The Age of Deceit - Part 5
In previous sessions of “The Age of Deceit,” we identified Satan’s attack strategies of Contradiction, Condescension, and Deconstruction in Part-2, Disinformation in Part 3, and Infiltration and Accommodation in Part 4. In this session, we will expose what happens when deception comes through indoctrination.
Deception by Indoctrination
The Cambridge Dictionary defines the term indoctrination as “the process of repeating an idea or belief to someone until they accept it without criticism or question.”1 In the twentieth century, we saw two prime examples of the power of propaganda as it preyed on the innocent minds of the youth.
The Holocaust Encyclopedia tells us:
“From the 1920s onwards, the Nazi Party targeted German youth as a special audience for its propaganda messages. These messages emphasized that the Party was a movement of youth: dynamic, resilient, forward-looking, and hopeful. Millions of German young people were won over to Nazism in the classroom and through extracurricular activities. In January 1933, the Hitler Youth had approximately 100,000 members, but by the end of the year, this figure had increased to more than 2 million. By 1937 membership in the Hitler Youth increased to 5.4 million before it became mandatory in 1939.
The German authorities then prohibited or dissolved all competing youth organizations. The original purpose of the Hitler Youth was to train boys to enter the SA (Storm Troopers), a Nazi Party paramilitary formation. After 1933, however, youth leaders sought to integrate boys into the Nazi national community and to prepare them for service as soldiers in the armed forces or, later, in the Elite SS.”2
The Soviet leader Lenin stated, “We need that generation of young people who began to reach political maturity in the midst of a disciplined and desperate struggle against the bourgeoisie. In this struggle, that generation is training genuine Communists; it must subordinate to this struggle, and link up with it, each step in its studies, education, and training.”3 It is important to note that the term “bourgeoisie” is a French word that Russian revolutionary Karl Marx popularized in an attempt to vilify the enemy of Communist ideals. “It means “the middle class, typically with reference to its perceived materialistic values or conventional attitudes.”4 Therefore, a bourgeoisie is a person with social behavior and political views held to be influenced by private property interest. In other words, a Capitalist.

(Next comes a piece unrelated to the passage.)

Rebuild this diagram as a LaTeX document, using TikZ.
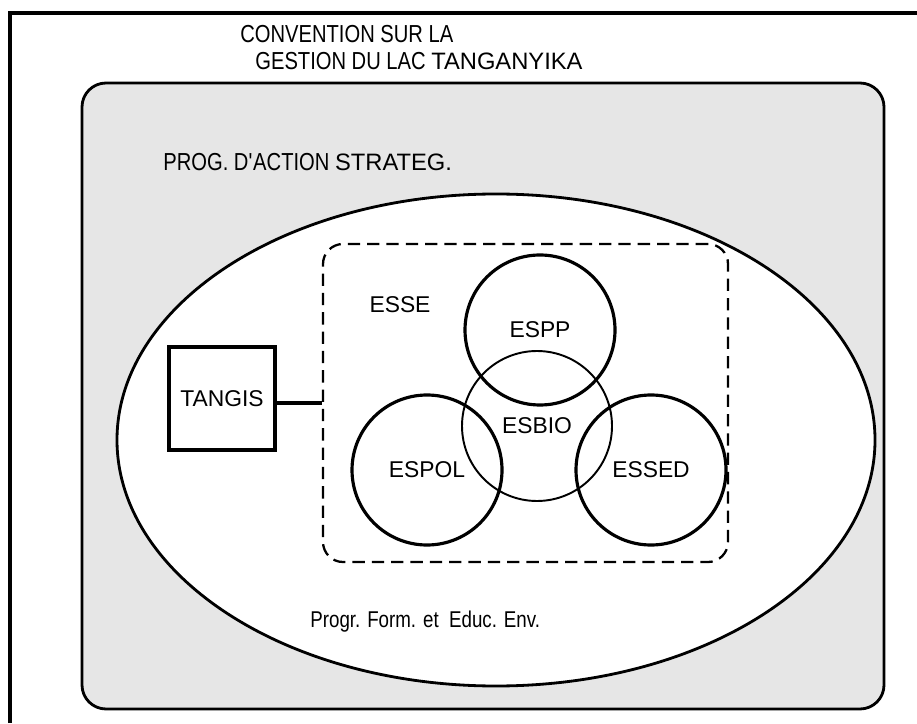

Deception by indoctrination is not limited to despotic institutions.
Sadly, there are many examples of brainwashing within religious groups. Many people use an expression like “drink the Kool-Aid” and vaguely know it means to surrender one’s free will and believe whatever they are told to do. This expression comes from the 1978 tragedy of Jonestown, in the South American nation of Guyana, where over 900 people were massacred as they followed their leader Jim Jones in a communal suicide pact. Among the dead were more than 300 children who “drank the Kool-Aid” laced with deadly cyanide poison, thereby demonstrating the power of mind control. These devotees of the Peoples Temple were programmed to do whatever Jones told them to do as they widely believed him to be God’s authority on earth. There are many more examples that could be offered in this account but suffice it to say that many have been led away like sheep to the slaughter by these “wolves in sheep’s clothing.”5
How does indoctrination happen?
I submit for your consideration three key components to achieving widespread indoctrination, otherwise known as brainwashing.

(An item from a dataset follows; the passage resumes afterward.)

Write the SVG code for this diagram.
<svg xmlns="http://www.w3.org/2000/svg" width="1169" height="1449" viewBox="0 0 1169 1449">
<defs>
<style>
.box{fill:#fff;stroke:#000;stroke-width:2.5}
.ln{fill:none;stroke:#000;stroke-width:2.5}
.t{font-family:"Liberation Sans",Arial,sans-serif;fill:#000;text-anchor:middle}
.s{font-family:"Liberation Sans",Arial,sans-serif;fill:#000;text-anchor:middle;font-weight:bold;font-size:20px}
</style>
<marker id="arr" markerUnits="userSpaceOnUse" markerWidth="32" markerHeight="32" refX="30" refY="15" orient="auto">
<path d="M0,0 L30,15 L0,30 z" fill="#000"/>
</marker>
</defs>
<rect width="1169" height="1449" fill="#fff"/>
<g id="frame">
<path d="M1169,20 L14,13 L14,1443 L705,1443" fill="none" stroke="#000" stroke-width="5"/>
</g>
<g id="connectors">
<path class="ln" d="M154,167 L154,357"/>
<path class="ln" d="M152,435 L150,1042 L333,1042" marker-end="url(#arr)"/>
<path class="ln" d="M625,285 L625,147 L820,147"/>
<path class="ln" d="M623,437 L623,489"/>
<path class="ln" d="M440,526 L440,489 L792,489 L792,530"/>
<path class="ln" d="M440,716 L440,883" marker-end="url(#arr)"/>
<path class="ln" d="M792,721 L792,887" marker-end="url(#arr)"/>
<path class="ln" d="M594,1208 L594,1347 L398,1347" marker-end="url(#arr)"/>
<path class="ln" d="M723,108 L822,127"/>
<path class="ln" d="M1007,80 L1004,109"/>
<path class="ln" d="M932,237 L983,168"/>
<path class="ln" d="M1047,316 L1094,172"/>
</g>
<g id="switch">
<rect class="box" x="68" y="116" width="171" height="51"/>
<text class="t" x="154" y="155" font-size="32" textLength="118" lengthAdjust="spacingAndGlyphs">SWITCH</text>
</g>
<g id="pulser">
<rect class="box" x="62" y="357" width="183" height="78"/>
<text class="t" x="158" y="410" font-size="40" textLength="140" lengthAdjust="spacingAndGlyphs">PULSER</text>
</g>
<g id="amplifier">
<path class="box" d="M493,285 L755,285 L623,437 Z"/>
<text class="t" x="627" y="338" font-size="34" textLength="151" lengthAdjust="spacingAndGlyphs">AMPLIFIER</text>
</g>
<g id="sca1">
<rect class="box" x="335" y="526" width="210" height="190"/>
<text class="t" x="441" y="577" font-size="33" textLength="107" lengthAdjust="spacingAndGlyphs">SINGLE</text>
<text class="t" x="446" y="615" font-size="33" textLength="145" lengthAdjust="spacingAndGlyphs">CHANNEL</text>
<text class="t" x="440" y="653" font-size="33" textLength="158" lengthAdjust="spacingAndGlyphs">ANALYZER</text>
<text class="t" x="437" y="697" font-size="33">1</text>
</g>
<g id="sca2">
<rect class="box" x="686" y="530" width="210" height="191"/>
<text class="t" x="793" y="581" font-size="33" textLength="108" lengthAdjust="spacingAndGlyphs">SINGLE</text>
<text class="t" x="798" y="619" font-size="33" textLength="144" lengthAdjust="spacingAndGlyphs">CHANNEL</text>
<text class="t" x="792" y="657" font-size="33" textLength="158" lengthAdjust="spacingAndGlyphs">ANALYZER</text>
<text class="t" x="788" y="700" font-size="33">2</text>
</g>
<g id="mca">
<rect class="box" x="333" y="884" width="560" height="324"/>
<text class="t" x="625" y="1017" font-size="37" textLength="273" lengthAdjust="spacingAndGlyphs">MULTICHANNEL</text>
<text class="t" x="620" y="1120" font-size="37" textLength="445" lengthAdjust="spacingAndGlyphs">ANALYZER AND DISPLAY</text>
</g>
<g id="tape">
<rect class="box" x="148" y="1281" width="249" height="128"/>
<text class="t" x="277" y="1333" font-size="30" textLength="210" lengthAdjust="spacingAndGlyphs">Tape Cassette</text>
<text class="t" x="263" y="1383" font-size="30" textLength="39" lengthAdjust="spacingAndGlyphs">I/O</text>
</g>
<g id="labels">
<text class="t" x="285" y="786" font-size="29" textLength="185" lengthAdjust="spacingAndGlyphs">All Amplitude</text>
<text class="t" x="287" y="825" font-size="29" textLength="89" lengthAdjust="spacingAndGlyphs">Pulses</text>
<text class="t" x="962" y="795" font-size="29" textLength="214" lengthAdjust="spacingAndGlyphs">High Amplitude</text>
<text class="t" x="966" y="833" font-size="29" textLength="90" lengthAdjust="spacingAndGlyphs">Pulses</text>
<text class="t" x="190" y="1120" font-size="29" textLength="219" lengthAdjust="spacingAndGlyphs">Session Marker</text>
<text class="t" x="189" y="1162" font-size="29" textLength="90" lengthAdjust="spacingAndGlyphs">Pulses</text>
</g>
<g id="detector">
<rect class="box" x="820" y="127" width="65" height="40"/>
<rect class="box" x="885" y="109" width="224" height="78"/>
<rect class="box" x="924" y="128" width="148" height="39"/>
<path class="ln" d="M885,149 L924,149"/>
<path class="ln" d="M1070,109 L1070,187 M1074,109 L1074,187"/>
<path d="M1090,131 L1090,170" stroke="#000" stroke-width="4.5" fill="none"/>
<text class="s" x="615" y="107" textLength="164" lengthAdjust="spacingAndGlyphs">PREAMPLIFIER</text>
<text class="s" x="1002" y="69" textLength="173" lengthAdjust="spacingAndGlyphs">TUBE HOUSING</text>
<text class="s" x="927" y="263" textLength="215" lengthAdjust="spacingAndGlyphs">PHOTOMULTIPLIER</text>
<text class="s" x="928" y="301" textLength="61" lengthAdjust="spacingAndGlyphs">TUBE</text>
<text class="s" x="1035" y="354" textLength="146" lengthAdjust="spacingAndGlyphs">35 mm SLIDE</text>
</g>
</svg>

- Indoctrination begins with Isolation. The Union of Soviet Socialist Republics (or U.SSR) surrounded their empire with what British Prime Minister Winston Churchill called the Iron Curtain. “Churchill used it to refer specifically to the political, military, and ideological barrier created by the U.S.S.R.”6 According to U.S.S.R. historians, it was created as a veil of protection following World War II to prevent open contact between itself and the West. Like the 2,500-year-old Great Wall of China with its border fortifications stretching over 4,000 Kilometers (2,500 miles), the pretense of protection has the downside of preventing integration with the advancements being made around you.
- Indoctrination is established by Deprivation. Manufactured scarcity is a powerful weapon when attempting to control the masses. This is done by making everyone dependent on the benevolence of the Elite. In both the Nazi and Soviet Youth Camps, food, shelter, and social acceptance were doled out in meager portions in order to maintain the attention of the children. This would then cultivate loyalty through reward for submission. Dressed in the party-approved uniform, these young disciples were molded into the image preestablished by the ruling Elite.
- Indoctrination is maintained by Repetition. The substance of this brainwashing is constructed by the Elite, who rule over the majority of the ignorant. It often masquerades as education. There is a fundamental and important difference between education and indoctrination. Education involves a broad investigation into what is true and what is not true. Indoctrination is solely focused on influencing the hearer to believe in a narrow narrative without being able to back up these newfound “truths” with anything other than their own opinion. It offers cold monologue over constructive dialogue.
It limits all crosschecking or independent validation. Ultimately this leads to the villainization of the “outsiders,” closing down the mind of the child so it can be filled up with carefully constructed propaganda.